• _DATASET SECTION_:

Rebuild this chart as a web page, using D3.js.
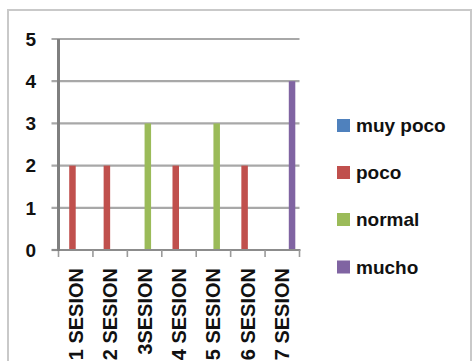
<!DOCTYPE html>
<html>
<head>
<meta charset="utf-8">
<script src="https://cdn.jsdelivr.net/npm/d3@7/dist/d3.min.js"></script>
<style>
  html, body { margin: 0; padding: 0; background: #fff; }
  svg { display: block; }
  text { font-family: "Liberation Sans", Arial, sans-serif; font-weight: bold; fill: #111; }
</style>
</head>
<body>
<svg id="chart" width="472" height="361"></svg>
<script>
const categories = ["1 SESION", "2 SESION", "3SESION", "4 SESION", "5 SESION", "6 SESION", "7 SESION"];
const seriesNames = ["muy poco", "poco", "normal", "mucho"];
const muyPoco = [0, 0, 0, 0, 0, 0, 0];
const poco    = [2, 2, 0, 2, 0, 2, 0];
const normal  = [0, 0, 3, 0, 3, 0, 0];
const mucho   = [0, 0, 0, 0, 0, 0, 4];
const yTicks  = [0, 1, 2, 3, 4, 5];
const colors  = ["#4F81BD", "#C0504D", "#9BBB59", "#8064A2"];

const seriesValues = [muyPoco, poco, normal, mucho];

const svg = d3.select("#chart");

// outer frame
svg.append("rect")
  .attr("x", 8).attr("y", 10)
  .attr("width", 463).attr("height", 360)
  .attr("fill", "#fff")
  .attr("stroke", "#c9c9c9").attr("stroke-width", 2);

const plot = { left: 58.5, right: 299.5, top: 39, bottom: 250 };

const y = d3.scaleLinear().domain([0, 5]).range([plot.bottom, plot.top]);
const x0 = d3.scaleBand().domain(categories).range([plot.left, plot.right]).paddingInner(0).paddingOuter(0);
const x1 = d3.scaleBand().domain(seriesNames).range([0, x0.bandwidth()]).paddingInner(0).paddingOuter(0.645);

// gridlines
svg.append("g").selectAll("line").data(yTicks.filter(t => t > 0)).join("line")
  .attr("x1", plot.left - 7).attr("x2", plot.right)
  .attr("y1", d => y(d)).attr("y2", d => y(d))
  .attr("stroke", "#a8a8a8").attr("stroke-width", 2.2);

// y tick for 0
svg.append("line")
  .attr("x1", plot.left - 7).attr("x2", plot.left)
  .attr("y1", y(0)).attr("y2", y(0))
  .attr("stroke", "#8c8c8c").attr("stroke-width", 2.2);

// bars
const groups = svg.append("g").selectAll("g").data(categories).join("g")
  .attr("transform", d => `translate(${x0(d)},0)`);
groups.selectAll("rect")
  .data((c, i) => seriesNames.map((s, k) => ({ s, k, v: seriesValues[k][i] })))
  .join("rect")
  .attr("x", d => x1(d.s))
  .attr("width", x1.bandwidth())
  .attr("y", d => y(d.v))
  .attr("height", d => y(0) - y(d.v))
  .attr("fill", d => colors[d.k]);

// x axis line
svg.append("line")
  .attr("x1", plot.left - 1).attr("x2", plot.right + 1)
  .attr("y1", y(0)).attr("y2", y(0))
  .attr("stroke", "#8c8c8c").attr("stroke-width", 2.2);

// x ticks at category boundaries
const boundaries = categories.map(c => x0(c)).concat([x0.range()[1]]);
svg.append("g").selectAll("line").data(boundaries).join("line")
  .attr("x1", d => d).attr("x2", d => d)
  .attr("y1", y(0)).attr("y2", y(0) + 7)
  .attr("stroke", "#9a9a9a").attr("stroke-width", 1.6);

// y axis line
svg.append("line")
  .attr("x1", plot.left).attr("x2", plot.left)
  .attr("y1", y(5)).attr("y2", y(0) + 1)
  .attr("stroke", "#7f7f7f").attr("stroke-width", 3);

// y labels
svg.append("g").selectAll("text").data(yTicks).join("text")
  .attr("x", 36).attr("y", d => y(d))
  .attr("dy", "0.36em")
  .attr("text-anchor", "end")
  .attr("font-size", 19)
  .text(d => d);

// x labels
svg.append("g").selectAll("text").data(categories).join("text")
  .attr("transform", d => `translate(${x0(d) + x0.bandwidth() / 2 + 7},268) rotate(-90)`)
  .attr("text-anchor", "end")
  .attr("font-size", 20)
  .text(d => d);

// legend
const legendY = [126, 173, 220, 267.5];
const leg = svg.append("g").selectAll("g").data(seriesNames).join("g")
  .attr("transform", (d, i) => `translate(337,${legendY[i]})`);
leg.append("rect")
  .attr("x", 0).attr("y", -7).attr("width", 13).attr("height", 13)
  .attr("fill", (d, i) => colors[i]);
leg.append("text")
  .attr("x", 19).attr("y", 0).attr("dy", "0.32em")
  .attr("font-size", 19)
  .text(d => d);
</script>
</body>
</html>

• _TASK STATEMENT_:
Return each line from the material above exactly, but not the pictures.

• _TASK RESULT_:
Rebuild this chart as a web page, using D3.js.
<!DOCTYPE html>
<html>
<head>
<meta charset="utf-8">
<script src="https://cdn.jsdelivr.net/npm/d3@7/dist/d3.min.js"></script>
<style>
  html, body { margin: 0; padding: 0; background: #fff; }
  svg { display: block; }
  text { font-family: "Liberation Sans", Arial, sans-serif; font-weight: bold; fill: #111; }
</style>
</head>
<body>
<svg id="chart" width="472" height="361"></svg>
<script>
const categories = ["1 SESION", "2 SESION", "3SESION", "4 SESION", "5 SESION", "6 SESION", "7 SESION"];
const seriesNames = ["muy poco", "poco", "normal", "mucho"];
const muyPoco = [0, 0, 0, 0, 0, 0, 0];
const poco    = [2, 2, 0, 2, 0, 2, 0];
const normal  = [0, 0, 3, 0, 3, 0, 0];
const mucho   = [0, 0, 0, 0, 0, 0, 4];
const yTicks  = [0, 1, 2, 3, 4, 5];
const colors  = ["#4F81BD", "#C0504D", "#9BBB59", "#8064A2"];

const seriesValues = [muyPoco, poco, normal, mucho];

const svg = d3.select("#chart");

// outer frame
svg.append("rect")
  .attr("x", 8).attr("y", 10)
  .attr("width", 463).attr("height", 360)
  .attr("fill", "#fff")
  .attr("stroke", "#c9c9c9").attr("stroke-width", 2);

const plot = { left: 58.5, right: 299.5, top: 39, bottom: 250 };

const y = d3.scaleLinear().domain([0, 5]).range([plot.bottom, plot.top]);
const x0 = d3.scaleBand().domain(categories).range([plot.left, plot.right]).paddingInner(0).paddingOuter(0);
const x1 = d3.scaleBand().domain(seriesNames).range([0, x0.bandwidth()]).paddingInner(0).paddingOuter(0.645);

// gridlines
svg.append("g").selectAll("line").data(yTicks.filter(t => t > 0)).join("line")
  .attr("x1", plot.left - 7).attr("x2", plot.right)
  .attr("y1", d => y(d)).attr("y2", d => y(d))
  .attr("stroke", "#a8a8a8").attr("stroke-width", 2.2);

// y tick for 0
svg.append("line")
  .attr("x1", plot.left - 7).attr("x2", plot.left)
  .attr("y1", y(0)).attr("y2", y(0))
  .attr("stroke", "#8c8c8c").attr("stroke-width", 2.2);

// bars
const groups = svg.append("g").selectAll("g").data(categories).join("g")
  .attr("transform", d => `translate(${x0(d)},0)`);
groups.selectAll("rect")
  .data((c, i) => seriesNames.map((s, k) => ({ s, k, v: seriesValues[k][i] })))
  .join("rect")
  .attr("x", d => x1(d.s))
  .attr("width", x1.bandwidth())
  .attr("y", d => y(d.v))
  .attr("height", d => y(0) - y(d.v))
  .attr("fill", d => colors[d.k]);

// x axis line
svg.append("line")
  .attr("x1", plot.left - 1).attr("x2", plot.right + 1)
  .attr("y1", y(0)).attr("y2", y(0))
  .attr("stroke", "#8c8c8c").attr("stroke-width", 2.2);

// x ticks at category boundaries
const boundaries = categories.map(c => x0(c)).concat([x0.range()[1]]);
svg.append("g").selectAll("line").data(boundaries).join("line")
  .attr("x1", d => d).attr("x2", d => d)
  .attr("y1", y(0)).attr("y2", y(0) + 7)
  .attr("stroke", "#9a9a9a").attr("stroke-width", 1.6);

// y axis line
svg.append("line")
  .attr("x1", plot.left).attr("x2", plot.left)
  .attr("y1", y(5)).attr("y2", y(0) + 1)
  .attr("stroke", "#7f7f7f").attr("stroke-width", 3);

// y labels
svg.append("g").selectAll("text").data(yTicks).join("text")
  .attr("x", 36).attr("y", d => y(d))
  .attr("dy", "0.36em")
  .attr("text-anchor", "end")
  .attr("font-size", 19)
  .text(d => d);

// x labels
svg.append("g").selectAll("text").data(categories).join("text")
  .attr("transform", d => `translate(${x0(d) + x0.bandwidth() / 2 + 7},268) rotate(-90)`)
  .attr("text-anchor", "end")
  .attr("font-size", 20)
  .text(d => d);

// legend
const legendY = [126, 173, 220, 267.5];
const leg = svg.append("g").selectAll("g").data(seriesNames).join("g")
  .attr("transform", (d, i) => `translate(337,${legendY[i]})`);
leg.append("rect")
  .attr("x", 0).attr("y", -7).attr("width", 13).attr("height", 13)
  .attr("fill", (d, i) => colors[i]);
leg.append("text")
  .attr("x", 19).attr("y", 0).attr("dy", "0.32em")
  .attr("font-size", 19)
  .text(d => d);
</script>
</body>
</html>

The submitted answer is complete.